▸ Exercise objective
All the data below goes into the copy word for word, but the pictures don't.

+++

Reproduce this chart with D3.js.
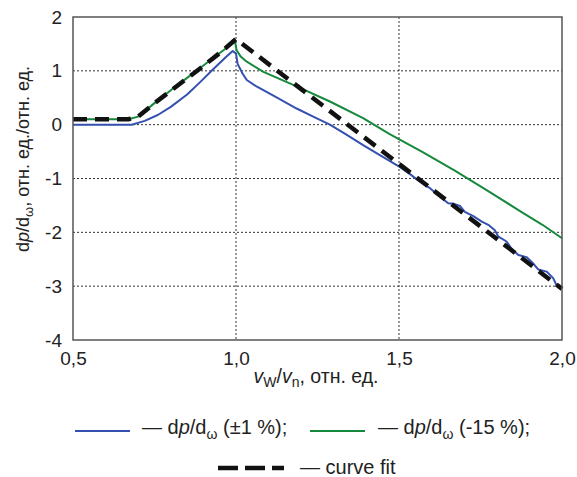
<!DOCTYPE html>
<html><head><meta charset="utf-8">
<script src="https://cdn.jsdelivr.net/npm/d3@7"></script>
<style>body{margin:0;background:#fff}svg{font-family:"Liberation Sans",Arial,sans-serif}</style>
</head><body>
<svg id="c" width="577" height="477"></svg>
<script>
const xTicks = [0.5, 1.0, 1.5, 2.0];
const xTickLabels = ["0,5", "1,0", "1,5", "2,0"];
const yTicks = [2, 1, 0, -1, -2, -3, -4];
const yTickLabels = ["2", "1", "0", "-1", "-2", "-3", "-4"];

const blueX = [0.5,0.68,0.72,0.76,0.8,0.85,0.89,0.93,0.97,0.99,1.0,1.005,1.02,1.033,1.06,1.084,1.13,1.186,1.24,1.288,1.34,1.39,1.44,1.493,1.53,1.564,1.595,1.626,1.651,1.667,1.687,1.702,1.728,1.754,1.774,1.794,1.805,1.83,1.845,1.866,1.891,1.912,1.927,1.953,1.973,1.983,2.0];
const blueY = [0,0,0.07,0.18,0.33,0.56,0.79,1.03,1.26,1.37,1.32,1.13,0.95,0.83,0.72,0.64,0.49,0.30,0.14,0.0,-0.19,-0.38,-0.56,-0.75,-0.9,-1.06,-1.18,-1.34,-1.46,-1.47,-1.51,-1.62,-1.70,-1.80,-1.86,-1.96,-2.08,-2.17,-2.30,-2.42,-2.46,-2.58,-2.69,-2.73,-2.85,-2.98,-3.04];

const greenX = [0.5,0.67,0.7,0.75,0.8,0.85,0.9,0.95,0.997,1.002,1.015,1.033,1.084,1.186,1.288,1.39,1.47,1.57,1.67,1.77,1.87,1.94,2.0];
const greenY = [0.1,0.1,0.15,0.4,0.64,0.87,1.1,1.33,1.54,1.38,1.26,1.17,0.98,0.71,0.43,0.12,-0.17,-0.5,-0.85,-1.22,-1.6,-1.86,-2.11];

const fitX = [0.5,0.67,0.7,0.75,0.8,0.85,0.9,0.95,1.0,2.0];
const fitY = [0.1,0.1,0.15,0.4,0.63,0.86,1.09,1.33,1.59,-3.05];

const svg = d3.select("#c");
const L = 73, R = 562, T = 17, B = 340;
const x = d3.scaleLinear().domain([0.5, 2.0]).range([L, R]);
const y = d3.scaleLinear().domain([-4, 2]).range([B, T]);
const FONT = "Liberation Sans, Arial, sans-serif";

// grid
const g = svg.append("g");
g.selectAll(".gx").data(xTicks.slice(1, -1)).enter().append("line")
  .attr("x1", d => x(d)).attr("x2", d => x(d)).attr("y1", T).attr("y2", B)
  .attr("stroke", "#333").attr("stroke-width", 1).attr("stroke-dasharray", "2,2");
g.selectAll(".gy").data(yTicks.slice(1, -1)).enter().append("line")
  .attr("y1", d => y(d)).attr("y2", d => y(d)).attr("x1", L).attr("x2", R)
  .attr("stroke", "#333").attr("stroke-width", 1).attr("stroke-dasharray", "2,2");

// axes
const xAxis = d3.axisBottom(x).tickValues(xTicks).tickFormat((d, i) => xTickLabels[i]).tickSize(0).tickPadding(12);
const xa = svg.append("g").attr("transform", `translate(0,${B})`).call(xAxis);
xa.select(".domain").remove();
xa.selectAll("text").attr("font-size", 19).attr("fill", "#222").attr("font-family", FONT);

const yAxis = d3.axisLeft(y).tickValues(yTicks).tickFormat((d, i) => yTickLabels[i]).tickSize(0).tickPadding(11);
const ya = svg.append("g").attr("transform", `translate(${L},0)`).call(yAxis);
ya.select(".domain").remove();
ya.selectAll("text").attr("font-size", 19).attr("fill", "#222").attr("font-family", FONT);

// lines
const line = d3.line().x(d => x(d[0])).y(d => y(d[1]));
const zip = (a, b) => a.map((v, i) => [v, b[i]]);
svg.append("path").datum(zip(blueX, blueY)).attr("d", line).attr("fill", "none")
  .attr("stroke", "#3450b0").attr("stroke-width", 2).attr("stroke-linejoin", "round");
svg.append("path").datum(zip(greenX, greenY)).attr("d", line).attr("fill", "none")
  .attr("stroke", "#16893c").attr("stroke-width", 2).attr("stroke-linejoin", "round");
svg.append("path").datum(zip(fitX, fitY)).attr("d", line).attr("fill", "none")
  .attr("stroke", "#111").attr("stroke-width", 4.5).attr("stroke-dasharray", "14,8");

// frame
svg.append("rect").attr("x", L).attr("y", T).attr("width", R - L).attr("height", B - T)
  .attr("fill", "none").attr("stroke", "#555").attr("stroke-width", 1.5);

// axis titles
const xt = svg.append("text").attr("x", 316).attr("y", 383).attr("text-anchor", "middle")
  .attr("font-size", 19.5).attr("fill", "#222");
xt.append("tspan").attr("font-style", "italic").text("v");
xt.append("tspan").attr("font-size", 14).attr("dy", 4).text("W");
xt.append("tspan").attr("dy", -4).text("/");
xt.append("tspan").attr("font-style", "italic").text("v");
xt.append("tspan").attr("font-size", 14).attr("dy", 4).text("n");
xt.append("tspan").attr("dy", -4).text(", отн. ед.");

const yt = svg.append("text").attr("transform", "translate(29,159) rotate(-90)")
  .attr("text-anchor", "middle").attr("font-size", 18).attr("fill", "#222");
yt.append("tspan").text("d");
yt.append("tspan").attr("font-style", "italic").text("p");
yt.append("tspan").text("/d");
yt.append("tspan").attr("font-size", 13).attr("dy", 4).text("ω");
yt.append("tspan").attr("dy", -4).text(", отн. ед./отн. ед.");

// legend
function legendText(xp, yp, suffix) {
  const t = svg.append("text").attr("x", xp).attr("y", yp).attr("font-size", 20).attr("fill", "#222");
  t.append("tspan").text("— d");
  t.append("tspan").attr("font-style", "italic").text("p");
  t.append("tspan").text("/d");
  t.append("tspan").attr("font-size", 14).attr("dy", 5).text("ω");
  t.append("tspan").attr("dy", -5).text(suffix);
}
svg.append("line").attr("x1", 75).attr("x2", 130).attr("y1", 431).attr("y2", 431).attr("stroke", "#3450b0").attr("stroke-width", 2);
legendText(142, 434, " (±1 %);");
svg.append("line").attr("x1", 310).attr("x2", 365).attr("y1", 431).attr("y2", 431).attr("stroke", "#16893c").attr("stroke-width", 2);
legendText(378, 434, " (-15 %);");
svg.append("line").attr("x1", 218).attr("x2", 284).attr("y1", 468).attr("y2", 468).attr("stroke", "#111").attr("stroke-width", 4.5).attr("stroke-dasharray", "20,7");
svg.append("text").attr("x", 300).attr("y", 474).attr("font-size", 20).attr("fill", "#222").text("— curve fit");
</script>
</body></html>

+++

▸ Exercise result
Reproduce this chart with D3.js.
<!DOCTYPE html>
<html><head><meta charset="utf-8">
<script src="https://cdn.jsdelivr.net/npm/d3@7"></script>
<style>body{margin:0;background:#fff}svg{font-family:"Liberation Sans",Arial,sans-serif}</style>
</head><body>
<svg id="c" width="577" height="477"></svg>
<script>
const xTicks = [0.5, 1.0, 1.5, 2.0];
const xTickLabels = ["0,5", "1,0", "1,5", "2,0"];
const yTicks = [2, 1, 0, -1, -2, -3, -4];
const yTickLabels = ["2", "1", "0", "-1", "-2", "-3", "-4"];

const blueX = [0.5,0.68,0.72,0.76,0.8,0.85,0.89,0.93,0.97,0.99,1.0,1.005,1.02,1.033,1.06,1.084,1.13,1.186,1.24,1.288,1.34,1.39,1.44,1.493,1.53,1.564,1.595,1.626,1.651,1.667,1.687,1.702,1.728,1.754,1.774,1.794,1.805,1.83,1.845,1.866,1.891,1.912,1.927,1.953,1.973,1.983,2.0];
const blueY = [0,0,0.07,0.18,0.33,0.56,0.79,1.03,1.26,1.37,1.32,1.13,0.95,0.83,0.72,0.64,0.49,0.30,0.14,0.0,-0.19,-0.38,-0.56,-0.75,-0.9,-1.06,-1.18,-1.34,-1.46,-1.47,-1.51,-1.62,-1.70,-1.80,-1.86,-1.96,-2.08,-2.17,-2.30,-2.42,-2.46,-2.58,-2.69,-2.73,-2.85,-2.98,-3.04];

const greenX = [0.5,0.67,0.7,0.75,0.8,0.85,0.9,0.95,0.997,1.002,1.015,1.033,1.084,1.186,1.288,1.39,1.47,1.57,1.67,1.77,1.87,1.94,2.0];
const greenY = [0.1,0.1,0.15,0.4,0.64,0.87,1.1,1.33,1.54,1.38,1.26,1.17,0.98,0.71,0.43,0.12,-0.17,-0.5,-0.85,-1.22,-1.6,-1.86,-2.11];

const fitX = [0.5,0.67,0.7,0.75,0.8,0.85,0.9,0.95,1.0,2.0];
const fitY = [0.1,0.1,0.15,0.4,0.63,0.86,1.09,1.33,1.59,-3.05];

const svg = d3.select("#c");
const L = 73, R = 562, T = 17, B = 340;
const x = d3.scaleLinear().domain([0.5, 2.0]).range([L, R]);
const y = d3.scaleLinear().domain([-4, 2]).range([B, T]);
const FONT = "Liberation Sans, Arial, sans-serif";

// grid
const g = svg.append("g");
g.selectAll(".gx").data(xTicks.slice(1, -1)).enter().append("line")
  .attr("x1", d => x(d)).attr("x2", d => x(d)).attr("y1", T).attr("y2", B)
  .attr("stroke", "#333").attr("stroke-width", 1).attr("stroke-dasharray", "2,2");
g.selectAll(".gy").data(yTicks.slice(1, -1)).enter().append("line")
  .attr("y1", d => y(d)).attr("y2", d => y(d)).attr("x1", L).attr("x2", R)
  .attr("stroke", "#333").attr("stroke-width", 1).attr("stroke-dasharray", "2,2");

// axes
const xAxis = d3.axisBottom(x).tickValues(xTicks).tickFormat((d, i) => xTickLabels[i]).tickSize(0).tickPadding(12);
const xa = svg.append("g").attr("transform", `translate(0,${B})`).call(xAxis);
xa.select(".domain").remove();
xa.selectAll("text").attr("font-size", 19).attr("fill", "#222").attr("font-family", FONT);

const yAxis = d3.axisLeft(y).tickValues(yTicks).tickFormat((d, i) => yTickLabels[i]).tickSize(0).tickPadding(11);
const ya = svg.append("g").attr("transform", `translate(${L},0)`).call(yAxis);
ya.select(".domain").remove();
ya.selectAll("text").attr("font-size", 19).attr("fill", "#222").attr("font-family", FONT);

// lines
const line = d3.line().x(d => x(d[0])).y(d => y(d[1]));
const zip = (a, b) => a.map((v, i) => [v, b[i]]);
svg.append("path").datum(zip(blueX, blueY)).attr("d", line).attr("fill", "none")
  .attr("stroke", "#3450b0").attr("stroke-width", 2).attr("stroke-linejoin", "round");
svg.append("path").datum(zip(greenX, greenY)).attr("d", line).attr("fill", "none")
  .attr("stroke", "#16893c").attr("stroke-width", 2).attr("stroke-linejoin", "round");
svg.append("path").datum(zip(fitX, fitY)).attr("d", line).attr("fill", "none")
  .attr("stroke", "#111").attr("stroke-width", 4.5).attr("stroke-dasharray", "14,8");

// frame
svg.append("rect").attr("x", L).attr("y", T).attr("width", R - L).attr("height", B - T)
  .attr("fill", "none").attr("stroke", "#555").attr("stroke-width", 1.5);

// axis titles
const xt = svg.append("text").attr("x", 316).attr("y", 383).attr("text-anchor", "middle")
  .attr("font-size", 19.5).attr("fill", "#222");
xt.append("tspan").attr("font-style", "italic").text("v");
xt.append("tspan").attr("font-size", 14).attr("dy", 4).text("W");
xt.append("tspan").attr("dy", -4).text("/");
xt.append("tspan").attr("font-style", "italic").text("v");
xt.append("tspan").attr("font-size", 14).attr("dy", 4).text("n");
xt.append("tspan").attr("dy", -4).text(", отн. ед.");

const yt = svg.append("text").attr("transform", "translate(29,159) rotate(-90)")
  .attr("text-anchor", "middle").attr("font-size", 18).attr("fill", "#222");
yt.append("tspan").text("d");
yt.append("tspan").attr("font-style", "italic").text("p");
yt.append("tspan").text("/d");
yt.append("tspan").attr("font-size", 13).attr("dy", 4).text("ω");
yt.append("tspan").attr("dy", -4).text(", отн. ед./отн. ед.");

// legend
function legendText(xp, yp, suffix) {
  const t = svg.append("text").attr("x", xp).attr("y", yp).attr("font-size", 20).attr("fill", "#222");
  t.append("tspan").text("— d");
  t.append("tspan").attr("font-style", "italic").text("p");
  t.append("tspan").text("/d");
  t.append("tspan").attr("font-size", 14).attr("dy", 5).text("ω");
  t.append("tspan").attr("dy", -5).text(suffix);
}
svg.append("line").attr("x1", 75).attr("x2", 130).attr("y1", 431).attr("y2", 431).attr("stroke", "#3450b0").attr("stroke-width", 2);
legendText(142, 434, " (±1 %);");
svg.append("line").attr("x1", 310).attr("x2", 365).attr("y1", 431).attr("y2", 431).attr("stroke", "#16893c").attr("stroke-width", 2);
legendText(378, 434, " (-15 %);");
svg.append("line").attr("x1", 218).attr("x2", 284).attr("y1", 468).attr("y2", 468).attr("stroke", "#111").attr("stroke-width", 4.5).attr("stroke-dasharray", "20,7");
svg.append("text").attr("x", 300).attr("y", 474).attr("font-size", 20).attr("fill", "#222").text("— curve fit");
</script>
</body></html>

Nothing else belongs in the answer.